Much has been made of the fast growth of the caring occupations. The Department of Labor projects that the economy will add roughly 1.2 million home health aides and personal-care aides over the next decade.
One critical challenge is how to turn these minimum-wage, direct-care jobs with few skills into higher-quality and better-paid employment that can attract the millions of new workers who will be in demand.
But there is a broader societal challenge: how to fit a social safety net built in the 1930s, when wives stayed at home and life expectancy was 20 years shorter, into a world in which husbands and wives must juggle work with the demand for care from their elders and their children.
It is probably naïve to harbor these thoughts just as Republicans in Congress and the White House are engineering a tax cut for corporations and wealthy Americans that will reduce government revenue by $1 trillion over a decade. It may sound crazy to say this just as Republican leaders are turning their sights on the next step of the strategy: cutting spending on programs like Medicaid and Medicare to pay for the tax effort. But perhaps this is time to beef up the safety net to incorporate the rising demand for care.
In his book “Who Will Care for Us?,” published this year, Professor Osterman estimates that there are about 21 million family members caring for an adult relative for no pay. By 2040, he predicts demand for such care will rise to 34 million.
Ai-Jen Poo, co-director of Caring Across Generations, a coalition of advocacy groups pushing for an expansion of public insurance to incorporate universal care, notes that private insurers are not the solution: They can’t cobble together a big enough risk pool to cover the enormous cost of care for everyone. “All the insurance companies are trying to get out of that market,” she said. “This is a problem that the market can’t solve.”
With little hope for action at the federal level, Ms.

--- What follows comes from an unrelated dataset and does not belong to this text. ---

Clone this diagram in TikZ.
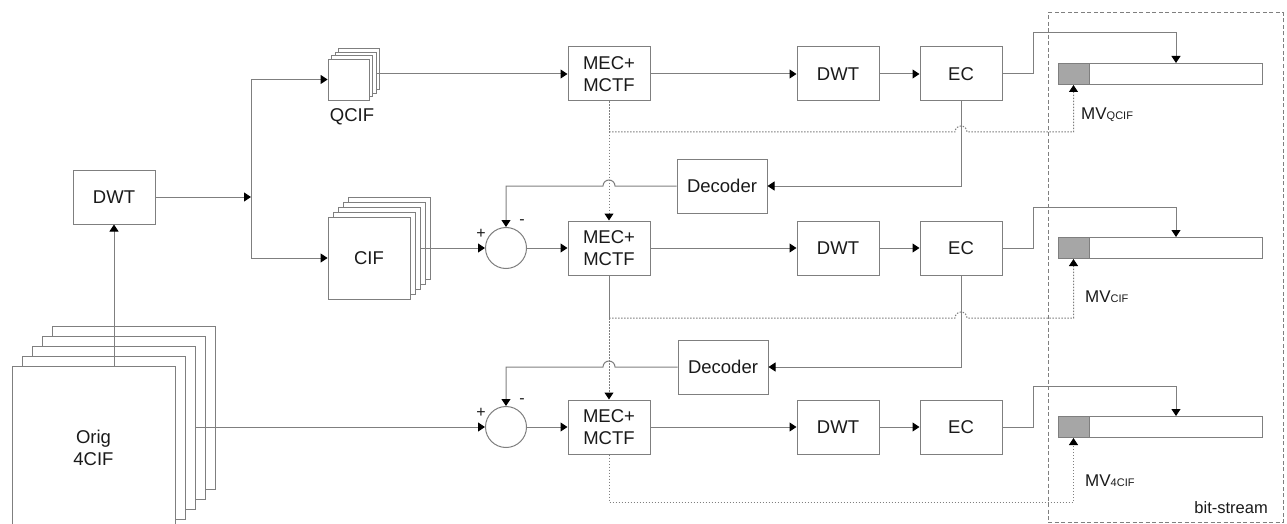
\documentclass[tikz,border=0pt]{standalone}
\usepackage{fontspec}
\setmainfont{Liberation Sans}
\usetikzlibrary{positioning,arrows.meta,calc}
\definecolor{linegray}{HTML}{7F7F7F}
\definecolor{fillgray}{HTML}{A6A6A6}
\definecolor{inkblack}{HTML}{1A1A1A}

\begin{document}
\begin{tikzpicture}[x=1pt, y=-1pt,
    procBox/.style={rectangle, draw=linegray, fill=white, line width=1pt, minimum width=82pt, minimum height=54pt, align=center, inner sep=0pt, text=inkblack, font=\fontsize{18.5}{22}\selectfont},
    frameBox/.style={rectangle, draw=linegray, fill=white, line width=0.9pt, inner sep=0pt},
    subCircle/.style={circle, draw=linegray, fill=white, line width=1pt, minimum size=41pt, inner sep=0pt},
    barBox/.style={rectangle, draw=linegray, fill=white, line width=1pt, minimum width=204pt, minimum height=21pt, inner sep=0pt},
    mvBox/.style={rectangle, draw=linegray, fill=fillgray, line width=1pt, minimum width=31pt, minimum height=21pt, inner sep=0pt, anchor=west},
    textLabel/.style={inner sep=0pt, text=inkblack, align=center, font=\fontsize{18.5}{22}\selectfont},
    mvLabel/.style={anchor=base west, inner sep=0pt, text=inkblack, font=\fontsize{17}{20}\selectfont},
    sgn/.style={inner sep=0pt, text=inkblack, font=\fontsize{16}{16}\selectfont},
    wire/.style={draw=linegray, line width=1pt},
    flow/.style={wire, -{Triangle[length=7pt,width=9pt,color=black]}},
    mvwire/.style={wire, dash pattern=on 1.5pt off 1.5pt},
    mvflow/.style={flow, dash pattern=on 1.5pt off 1.5pt}
]
    \useasboundingbox (0,0) rectangle (1287,524);

    % bit-stream container
    \node[draw=linegray, dash pattern=on 4pt off 2.5pt, line width=1pt, minimum width=235pt, minimum height=509pt, inner sep=0pt] (bitstream) at (1165.5,267.5) {};
    \node[anchor=base east, inner sep=0pt, text=inkblack, font=\fontsize{16.5}{20}\selectfont] (bsLabel) at (1268,513) {bit-stream};

    % frame stacks
    \foreach \i in {4,...,0}
        \node[frameBox, minimum size=163pt] (orig\i) at ({93.5+10*\i},{447.5-10*\i}) {};
    \node[textLabel] (origLabel) at (orig0) {Orig\\4CIF};

    \foreach \i in {3,...,0}
        \node[frameBox, minimum size=41pt] (qcif\i) at ({348.5+3.5*\i},{79.5-3.5*\i}) {};
    \node[textLabel] (qcifLabel) at (352,117) {QCIF};

    \foreach \i in {4,...,0}
        \node[frameBox, minimum size=82pt] (cif\i) at ({369+5*\i},{258-5*\i}) {};
    \node[textLabel] (cifLabel) at (cif0) {CIF};

    % spatial DWT and split
    \node[procBox] (dwt0) at (114,197) {DWT};
    \coordinate (split) at (251,197);
    \draw[flow] (dwt0 |- orig0.north) -- (dwt0);
    \draw[flow] (dwt0) -- (split);
    \draw[flow] (split) |- (qcif0);
    \draw[flow] (split) |- (cif0);

    % coding rows
    \foreach \r/\y in {1/74,2/248,3/427} {
        \node[procBox] (mec\r) at (609,\y) {MEC+\\MCTF};
        \node[procBox] (dwt\r) at (838,\y) {DWT};
        \node[procBox] (ec\r) at (961,\y) {EC};
        \node[barBox] (bar\r) at (1160,\y) {};
        \node[mvBox] (mvbox\r) at (bar\r.west) {};
        \draw[flow] (mec\r) -- (dwt\r);
        \draw[flow] (dwt\r) -- (ec\r);
        \draw[flow] (ec\r.east) -| ($(ec\r.east)+(31,-41)$) -| ([xshift=16pt]bar\r.north);
    }

    % subtraction and decoders
    \node[subCircle] (sub2) at (506,248) {};
    \node[subCircle] (sub3) at (506,427) {};
    \node[procBox, minimum width=90pt] (dec1) at (722,186) {Decoder};
    \node[procBox, minimum width=90pt] (dec2) at (723,367) {Decoder};

    \draw[flow] (qcif2.east |- mec1) -- (mec1);
    \draw[flow] (cif2.east |- sub2) -- (sub2);
    \draw[flow] (sub2) -- (mec2);
    \draw[flow] (orig2.east |- sub3) -- (sub3);
    \draw[flow] (sub3) -- (mec3);

    \foreach \r/\n in {1/2,2/3} {
        \draw[flow] (ec\r) |- (dec\r);
        \draw[flow] (dec\r.west) -- ($(mec\r.south |- dec\r.west)+(6,0)$) arc[start angle=0, end angle=180, radius=6pt] -- (sub\n |- dec\r.west) -- (sub\n);
        \node[sgn] (plus\n) at ([shift={(-25,-14)}]sub\n.center) {+};
        \node[sgn] (minus\n) at ([shift={(16,-26)}]sub\n.center) {-};
    }

    % motion vectors
    \coordinate (tap1) at (609,132);
    \coordinate (tap2) at (609,318);
    \coordinate (tap3) at (609,502);
    \draw[mvflow] (mec1) -- (mec2);
    \draw[wire] (mec2) -- (tap2);
    \draw[mvflow] (tap2) -- (mec3);
    \foreach \r in {1,2} {
        \draw[mvflow] (tap\r) -- ($(ec\r |- tap\r)+(-6,0)$) arc[start angle=180, end angle=0, radius=6pt] -- (mvbox\r |- tap\r) -- (mvbox\r);
    }
    \draw[mvflow] (mec3) -- (tap3) -- (mvbox3 |- tap3) -- (mvbox3);

    \node[mvLabel] (mvQcif) at (1081,120) {MV{\fontsize{11}{11}\selectfont QCIF}};
    \node[mvLabel] (mvCif) at (1085,302) {MV{\fontsize{11}{11}\selectfont CIF}};
    \node[mvLabel] (mvFour) at (1085,486) {MV{\fontsize{11}{11}\selectfont 4CIF}};
\end{tikzpicture}
\end{document}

Poo is putting her hope on states. A bill providing for universal long-term care has been introduced in the Washington Legislature. Caring Across Generations has had some success in pushing for adding government subsidies to care in Hawaii. It is backing a referendum on a universal care program in Maine. But without some public intervention, she said, “there will be a humanitarian crisis, both for the aging and the workers that care for them.”
And if prime-age women start leaving the work force in numbers to care for their aging parents, this will also be a problem for the American economy.